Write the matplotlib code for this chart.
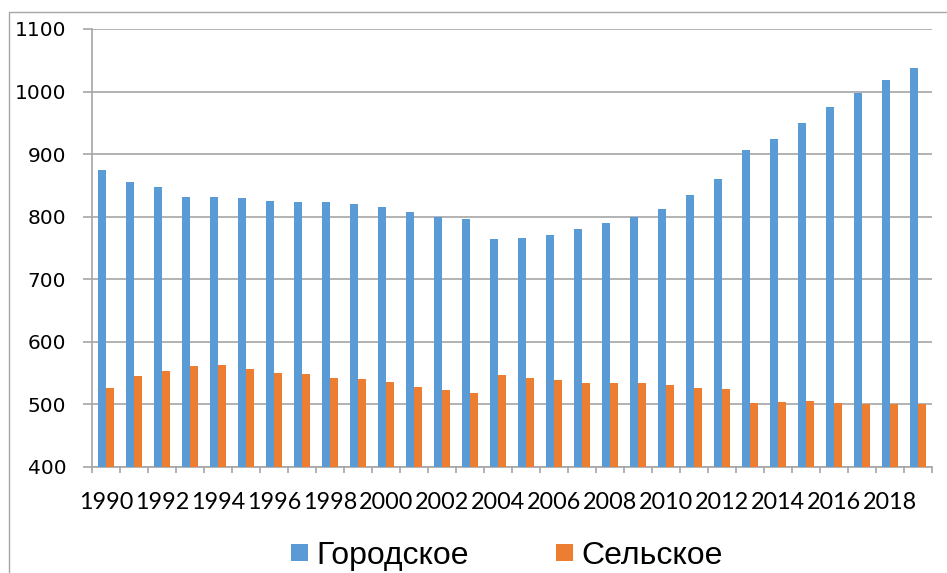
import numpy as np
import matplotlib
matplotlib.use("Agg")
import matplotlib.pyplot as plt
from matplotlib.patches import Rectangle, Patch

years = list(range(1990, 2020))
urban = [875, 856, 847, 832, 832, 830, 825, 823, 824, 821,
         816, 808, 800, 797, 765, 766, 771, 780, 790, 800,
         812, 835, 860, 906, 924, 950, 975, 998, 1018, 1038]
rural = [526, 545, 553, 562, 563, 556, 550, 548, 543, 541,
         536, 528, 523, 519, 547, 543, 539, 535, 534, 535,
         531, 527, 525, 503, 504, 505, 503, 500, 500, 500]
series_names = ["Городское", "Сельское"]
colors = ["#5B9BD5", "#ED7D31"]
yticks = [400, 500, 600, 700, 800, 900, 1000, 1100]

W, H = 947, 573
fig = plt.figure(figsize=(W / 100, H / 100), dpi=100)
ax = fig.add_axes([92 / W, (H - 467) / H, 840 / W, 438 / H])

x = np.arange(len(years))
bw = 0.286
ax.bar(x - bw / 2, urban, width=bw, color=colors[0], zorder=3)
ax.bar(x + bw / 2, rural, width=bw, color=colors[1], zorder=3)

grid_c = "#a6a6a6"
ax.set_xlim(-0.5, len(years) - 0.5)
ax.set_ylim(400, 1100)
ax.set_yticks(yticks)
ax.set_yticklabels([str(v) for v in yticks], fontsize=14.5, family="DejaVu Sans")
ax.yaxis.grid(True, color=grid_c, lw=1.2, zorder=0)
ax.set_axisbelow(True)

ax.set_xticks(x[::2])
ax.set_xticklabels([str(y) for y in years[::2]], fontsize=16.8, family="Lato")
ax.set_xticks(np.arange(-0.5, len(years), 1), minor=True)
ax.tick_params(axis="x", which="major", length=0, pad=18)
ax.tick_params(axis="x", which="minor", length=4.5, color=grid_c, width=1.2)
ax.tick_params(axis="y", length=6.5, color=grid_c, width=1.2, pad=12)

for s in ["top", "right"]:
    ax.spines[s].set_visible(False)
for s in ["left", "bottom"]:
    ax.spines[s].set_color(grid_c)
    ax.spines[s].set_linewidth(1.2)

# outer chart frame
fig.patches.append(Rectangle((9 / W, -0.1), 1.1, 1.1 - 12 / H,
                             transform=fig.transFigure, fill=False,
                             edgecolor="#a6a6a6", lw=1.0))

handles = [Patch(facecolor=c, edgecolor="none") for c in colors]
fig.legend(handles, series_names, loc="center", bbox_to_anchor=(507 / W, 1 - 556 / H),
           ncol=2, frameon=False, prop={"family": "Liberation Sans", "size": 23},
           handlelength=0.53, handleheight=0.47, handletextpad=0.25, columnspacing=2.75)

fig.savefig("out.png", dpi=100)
◆ ◆ ◆ ◆ ◆
- **Given instruction**
Leave the pictures out and please restate exactly the lines running from the start of the material through the one with "ax.bar(x + bw".

- **Task solution**
Write the matplotlib code for this chart.
import numpy as np
import matplotlib
matplotlib.use("Agg")
import matplotlib.pyplot as plt
from matplotlib.patches import Rectangle, Patch

years = list(range(1990, 2020))
urban = [875, 856, 847, 832, 832, 830, 825, 823, 824, 821,
         816, 808, 800, 797, 765, 766, 771, 780, 790, 800,
         812, 835, 860, 906, 924, 950, 975, 998, 1018, 1038]
rural = [526, 545, 553, 562, 563, 556, 550, 548, 543, 541,
         536, 528, 523, 519, 547, 543, 539, 535, 534, 535,
         531, 527, 525, 503, 504, 505, 503, 500, 500, 500]
series_names = ["Городское", "Сельское"]
colors = ["#5B9BD5", "#ED7D31"]
yticks = [400, 500, 600, 700, 800, 900, 1000, 1100]

W, H = 947, 573
fig = plt.figure(figsize=(W / 100, H / 100), dpi=100)
ax = fig.add_axes([92 / W, (H - 467) / H, 840 / W, 438 / H])

x = np.arange(len(years))
bw = 0.286
ax.bar(x - bw / 2, urban, width=bw, color=colors[0], zorder=3)
ax.bar(x + bw / 2, rural, width=bw, color=colors[1], zorder=3)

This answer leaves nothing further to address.